Gitega, la première flamme
C’est à Gitega que le feu a été allumé. On y a dressé une scène là où d’ordinaire on dresse des bancs d’école ou des étals de marché. Et très vite, quelque chose s’est passé : les regards ont changé.
On ne venait plus seulement pour voir,
mais pour dire. Dire sa vie, son village,
ses colères, ses rêves. Ce n’était
pas du théâtre importé : c’était le théâtre exporté vers les tripes, tiré du terreau
local, éclos en silence.
Trois provinces de plus, une promesse tenue
Aujourd’hui, deux ans et demi plus tard, trois provinces supplémentaires ont accueilli Intara Zirakina : Ngozi, Makamba,
Kayanza.
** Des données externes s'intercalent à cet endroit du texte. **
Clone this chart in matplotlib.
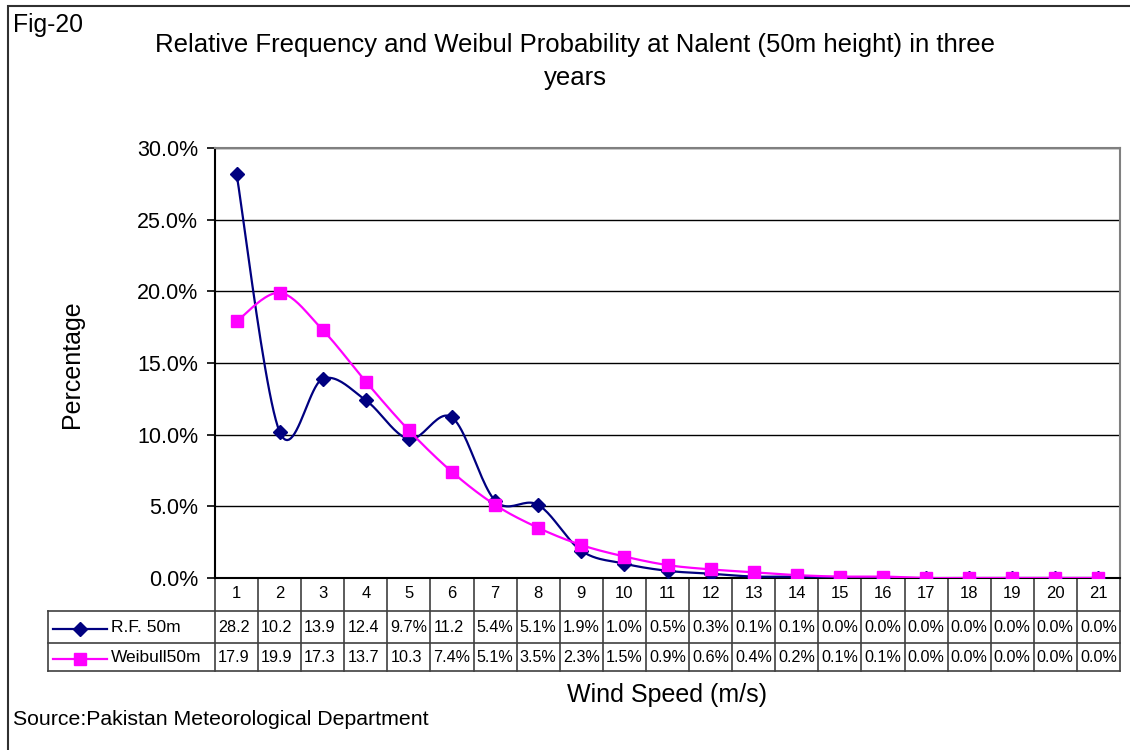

À chaque fois, c’est une nouvelle
respiration. Une nouvelle manière de conjuguer l’art
avec le réel. Une nouvelle fournée d’artistes qui, hier encore, n’avaient pour scène que le pas de leur porte. Des hommes et
des femmes, des jeunes souvent, qui découvrent
qu’être comédien ou comédienne n’est
pas une folie,
mais une force.
Le
théâtre professionnel n’y est pas parachuté : il y est semé, cultivé, aimé. On y forme, on y
accompagne, on y rêve en équipe. Et soudain, dans une salle municipale, une cour d’école
ou un centre culturel, les
rires fusent, les silences pèsent, les personnages s’éveillent. On n’est plus
spectateur : on devient partie prenante.
Un projet, oui, mais surtout une aventure humaine
Il serait trop simple de parler d’un « projet ». Intara Zirakina, c’est une aventure. Une invitation à réécrire les cartes culturelles du pays en y ajoutant des étoiles là où il n’y avait que des marges. On n’y cherche pas la rentabilité, mais l’impact. Pas le prestige, mais la transmission. C’est une réponse sensible à une question que beaucoup se posent sans oser la formuler : le théâtre peut-il vraiment exister loin de Bujumbura ?
Et la réponse, incarnée, criée, jouée, c’est oui. Mille fois oui.
Merci, et surtout : à suivre…
À Brot für die Welt et Africalia, nous disons merci.
Pas seulement pour les financements. Pour avoir cru que là-bas,
entre deux collines
ou au bord d’un champ,
un comédien pouvait naître,
une metteuse en scène pouvait
grandir, un spectacle
pouvait toucher.
Mais l’histoire ne s’arrête pas là. Intara Zirakina continue. Et les prochaines provinces seront : Cibitoke et Kirundo. Le théâtre a encore beaucoup à dire, et surtout : beaucoup à écouter. Et qui sait ? Peut-être que la prochaine scène surgira à Rumonge, à Muyinga ou ailleurs, portée par la conviction que la culture n’est pas un luxe, mais un droit.
Alors oui, Intara Zirakina, c’est génial. Pas parce que c’est beau même si ça l’est. Pas parce que c’est ambitieux même si ça l’est aussi. Mais parce que c’est juste, humble, vivant. Et que dans chaque province où il passe, il rallume une petite lumière que l’on croyait éteinte.